**Directions for this task:** It is required that the lines from the top of the listing through the line with "import plotly.graph_objects as go" be reproduced exactly, excluding pictures.
::: Dataset section :::
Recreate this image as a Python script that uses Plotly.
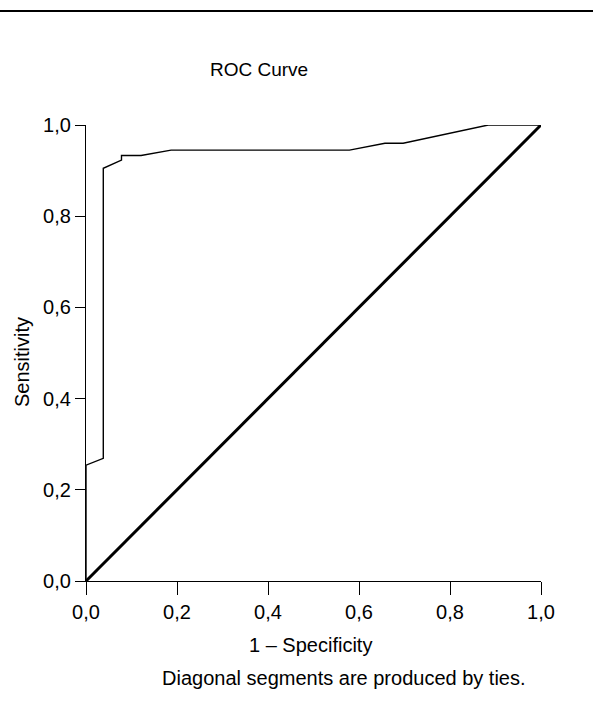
import plotly.graph_objects as go

# ROC curve points
fpr = [0.0, 0.0, 0.038, 0.038, 0.078, 0.078, 0.121, 0.187, 0.579, 0.657, 0.697, 0.884, 1.0]
tpr = [0.0, 0.254, 0.269, 0.905, 0.923, 0.933, 0.933, 0.945, 0.945, 0.960, 0.960, 1.0, 1.0]
ref_x = [0.0, 1.0]
ref_y = [0.0, 1.0]
tick_vals = [0.0, 0.2, 0.4, 0.6, 0.8, 1.0]
tick_text = ["0,0", "0,2", "0,4", "0,6", "0,8", "1,0"]

FONT = "Liberation Sans, Arial, sans-serif"
W, H = 593, 713
L, R, T, B = 86, 52, 125, 132
pw, ph = W - L - R, H - T - B

def px(x):
    return (x - L) / pw

def py(y):
    return (H - B - y) / ph

fig = go.Figure()
fig.add_trace(go.Scatter(x=fpr, y=tpr, mode="lines",
                         line=dict(color="black", width=1.4), showlegend=False))
fig.add_trace(go.Scatter(x=ref_x, y=ref_y, mode="lines",
                         line=dict(color="black", width=3), showlegend=False))

axis_common = dict(range=[0, 1], showgrid=False, zeroline=False, showline=True,
                   linecolor="black", linewidth=1.3, ticks="outside",
                   tickcolor="black", tickwidth=1.3, tickvals=tick_vals,
                   ticktext=tick_text, tickfont=dict(family=FONT, size=20, color="black"))
fig.update_xaxes(**axis_common, ticklen=13)
fig.update_yaxes(**axis_common, ticklen=10)

anns = [
    dict(text="ROC Curve", x=px(259), y=py(70), size=19),
    dict(text="1 – Specificity", x=px(310), y=py(645), size=20),
    dict(text="Diagonal segments are produced by ties.", x=px(344), y=py(678), size=20),
]
annotations = [dict(text=a["text"], x=a["x"], y=a["y"], xref="paper", yref="paper",
                    showarrow=False, xanchor="center", yanchor="middle",
                    font=dict(family=FONT, size=a["size"], color="black")) for a in anns]
annotations.append(dict(text="Sensitivity", x=px(22), y=py(362), xref="paper", yref="paper",
                        showarrow=False, textangle=-90, xanchor="center", yanchor="middle",
                        font=dict(family=FONT, size=20, color="black")))

fig.update_layout(
    width=W, height=H,
    margin=dict(l=L, r=R, t=T, b=B),
    paper_bgcolor="white", plot_bgcolor="white",
    annotations=annotations,
    hovermode=False,
    shapes=[dict(type="line", xref="paper", yref="paper",
                 x0=px(0), x1=px(W), y0=py(11), y1=py(11),
                 line=dict(color="black", width=2))],
)

fig.write_html("out.html", config={"displayModeBar": False},
               post_script="document.body.style.margin='0';")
:::
**Reply:**
Recreate this image as a Python script that uses Plotly.
import plotly.graph_objects as go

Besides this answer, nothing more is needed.